Written request -
Copy the data below exactly, omitting any picture it contains.

Stored data -
_ _ _ _ _ _ _
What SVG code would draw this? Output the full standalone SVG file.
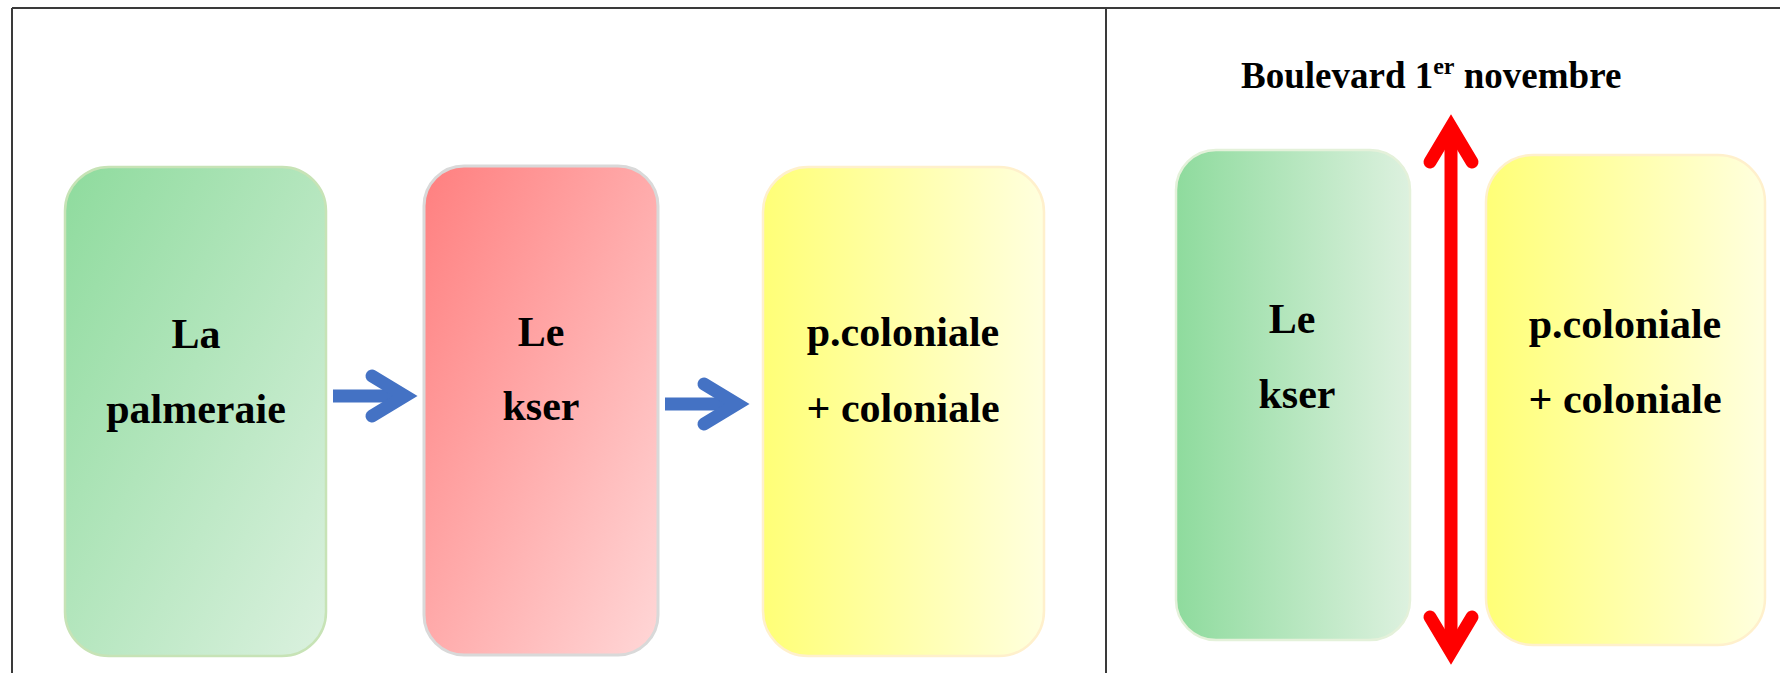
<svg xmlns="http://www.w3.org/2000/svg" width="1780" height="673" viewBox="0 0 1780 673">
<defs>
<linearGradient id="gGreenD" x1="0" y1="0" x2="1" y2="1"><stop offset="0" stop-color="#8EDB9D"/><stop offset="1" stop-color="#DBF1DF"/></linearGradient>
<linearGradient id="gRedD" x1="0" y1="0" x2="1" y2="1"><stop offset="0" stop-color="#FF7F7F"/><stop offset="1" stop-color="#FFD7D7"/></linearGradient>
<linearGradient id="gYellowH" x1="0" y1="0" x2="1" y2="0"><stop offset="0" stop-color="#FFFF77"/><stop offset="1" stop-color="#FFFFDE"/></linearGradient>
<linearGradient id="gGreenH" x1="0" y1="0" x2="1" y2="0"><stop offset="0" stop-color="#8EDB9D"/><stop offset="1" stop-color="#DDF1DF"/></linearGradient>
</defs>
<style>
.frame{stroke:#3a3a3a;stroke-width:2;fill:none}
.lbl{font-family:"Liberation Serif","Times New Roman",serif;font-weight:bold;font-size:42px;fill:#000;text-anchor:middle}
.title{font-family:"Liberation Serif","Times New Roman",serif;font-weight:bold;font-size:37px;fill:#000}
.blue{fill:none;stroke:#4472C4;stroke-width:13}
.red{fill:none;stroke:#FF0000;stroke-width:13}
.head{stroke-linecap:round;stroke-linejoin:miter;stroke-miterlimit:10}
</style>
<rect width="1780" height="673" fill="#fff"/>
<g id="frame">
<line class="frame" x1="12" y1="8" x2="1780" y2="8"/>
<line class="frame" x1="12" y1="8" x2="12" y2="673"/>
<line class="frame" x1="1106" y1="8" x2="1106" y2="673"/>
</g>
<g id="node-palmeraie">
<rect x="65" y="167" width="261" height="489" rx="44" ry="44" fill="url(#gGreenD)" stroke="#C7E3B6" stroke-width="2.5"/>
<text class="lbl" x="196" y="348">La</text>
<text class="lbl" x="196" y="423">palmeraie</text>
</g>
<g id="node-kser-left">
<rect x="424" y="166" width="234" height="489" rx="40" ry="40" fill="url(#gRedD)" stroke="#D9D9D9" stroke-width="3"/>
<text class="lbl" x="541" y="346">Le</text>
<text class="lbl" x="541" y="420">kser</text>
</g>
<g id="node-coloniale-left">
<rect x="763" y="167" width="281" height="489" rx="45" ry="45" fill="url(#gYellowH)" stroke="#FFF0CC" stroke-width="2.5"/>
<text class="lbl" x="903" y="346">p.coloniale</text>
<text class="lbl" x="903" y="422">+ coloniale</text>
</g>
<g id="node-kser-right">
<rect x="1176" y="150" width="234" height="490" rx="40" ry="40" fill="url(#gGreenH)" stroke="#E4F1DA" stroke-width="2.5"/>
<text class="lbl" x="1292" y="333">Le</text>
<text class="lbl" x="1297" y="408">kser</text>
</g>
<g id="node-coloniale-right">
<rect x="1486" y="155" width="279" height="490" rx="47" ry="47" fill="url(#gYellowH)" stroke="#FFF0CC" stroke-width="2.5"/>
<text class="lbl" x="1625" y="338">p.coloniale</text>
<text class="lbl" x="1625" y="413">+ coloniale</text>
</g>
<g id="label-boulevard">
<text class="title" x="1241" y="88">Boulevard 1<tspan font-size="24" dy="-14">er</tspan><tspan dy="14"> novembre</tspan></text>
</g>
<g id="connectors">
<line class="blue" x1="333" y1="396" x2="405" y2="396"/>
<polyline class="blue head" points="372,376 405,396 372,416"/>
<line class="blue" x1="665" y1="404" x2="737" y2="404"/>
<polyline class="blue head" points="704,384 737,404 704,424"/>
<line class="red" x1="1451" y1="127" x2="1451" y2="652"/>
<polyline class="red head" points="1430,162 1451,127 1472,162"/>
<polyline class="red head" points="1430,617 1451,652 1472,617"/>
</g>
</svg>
_ _ _ _ _ _ _
Reply -
What SVG code would draw this? Output the full standalone SVG file.
<svg xmlns="http://www.w3.org/2000/svg" width="1780" height="673" viewBox="0 0 1780 673">
<defs>
<linearGradient id="gGreenD" x1="0" y1="0" x2="1" y2="1"><stop offset="0" stop-color="#8EDB9D"/><stop offset="1" stop-color="#DBF1DF"/></linearGradient>
<linearGradient id="gRedD" x1="0" y1="0" x2="1" y2="1"><stop offset="0" stop-color="#FF7F7F"/><stop offset="1" stop-color="#FFD7D7"/></linearGradient>
<linearGradient id="gYellowH" x1="0" y1="0" x2="1" y2="0"><stop offset="0" stop-color="#FFFF77"/><stop offset="1" stop-color="#FFFFDE"/></linearGradient>
<linearGradient id="gGreenH" x1="0" y1="0" x2="1" y2="0"><stop offset="0" stop-color="#8EDB9D"/><stop offset="1" stop-color="#DDF1DF"/></linearGradient>
</defs>
<style>
.frame{stroke:#3a3a3a;stroke-width:2;fill:none}
.lbl{font-family:"Liberation Serif","Times New Roman",serif;font-weight:bold;font-size:42px;fill:#000;text-anchor:middle}
.title{font-family:"Liberation Serif","Times New Roman",serif;font-weight:bold;font-size:37px;fill:#000}
.blue{fill:none;stroke:#4472C4;stroke-width:13}
.red{fill:none;stroke:#FF0000;stroke-width:13}
.head{stroke-linecap:round;stroke-linejoin:miter;stroke-miterlimit:10}
</style>
<rect width="1780" height="673" fill="#fff"/>
<g id="frame">
<line class="frame" x1="12" y1="8" x2="1780" y2="8"/>
<line class="frame" x1="12" y1="8" x2="12" y2="673"/>
<line class="frame" x1="1106" y1="8" x2="1106" y2="673"/>
</g>
<g id="node-palmeraie">
<rect x="65" y="167" width="261" height="489" rx="44" ry="44" fill="url(#gGreenD)" stroke="#C7E3B6" stroke-width="2.5"/>
<text class="lbl" x="196" y="348">La</text>
<text class="lbl" x="196" y="423">palmeraie</text>
</g>
<g id="node-kser-left">
<rect x="424" y="166" width="234" height="489" rx="40" ry="40" fill="url(#gRedD)" stroke="#D9D9D9" stroke-width="3"/>
<text class="lbl" x="541" y="346">Le</text>
<text class="lbl" x="541" y="420">kser</text>
</g>
<g id="node-coloniale-left">
<rect x="763" y="167" width="281" height="489" rx="45" ry="45" fill="url(#gYellowH)" stroke="#FFF0CC" stroke-width="2.5"/>
<text class="lbl" x="903" y="346">p.coloniale</text>
<text class="lbl" x="903" y="422">+ coloniale</text>
</g>
<g id="node-kser-right">
<rect x="1176" y="150" width="234" height="490" rx="40" ry="40" fill="url(#gGreenH)" stroke="#E4F1DA" stroke-width="2.5"/>
<text class="lbl" x="1292" y="333">Le</text>
<text class="lbl" x="1297" y="408">kser</text>
</g>
<g id="node-coloniale-right">
<rect x="1486" y="155" width="279" height="490" rx="47" ry="47" fill="url(#gYellowH)" stroke="#FFF0CC" stroke-width="2.5"/>
<text class="lbl" x="1625" y="338">p.coloniale</text>
<text class="lbl" x="1625" y="413">+ coloniale</text>
</g>
<g id="label-boulevard">
<text class="title" x="1241" y="88">Boulevard 1<tspan font-size="24" dy="-14">er</tspan><tspan dy="14"> novembre</tspan></text>
</g>
<g id="connectors">
<line class="blue" x1="333" y1="396" x2="405" y2="396"/>
<polyline class="blue head" points="372,376 405,396 372,416"/>
<line class="blue" x1="665" y1="404" x2="737" y2="404"/>
<polyline class="blue head" points="704,384 737,404 704,424"/>
<line class="red" x1="1451" y1="127" x2="1451" y2="652"/>
<polyline class="red head" points="1430,162 1451,127 1472,162"/>
<polyline class="red head" points="1430,617 1451,652 1472,617"/>
</g>
</svg>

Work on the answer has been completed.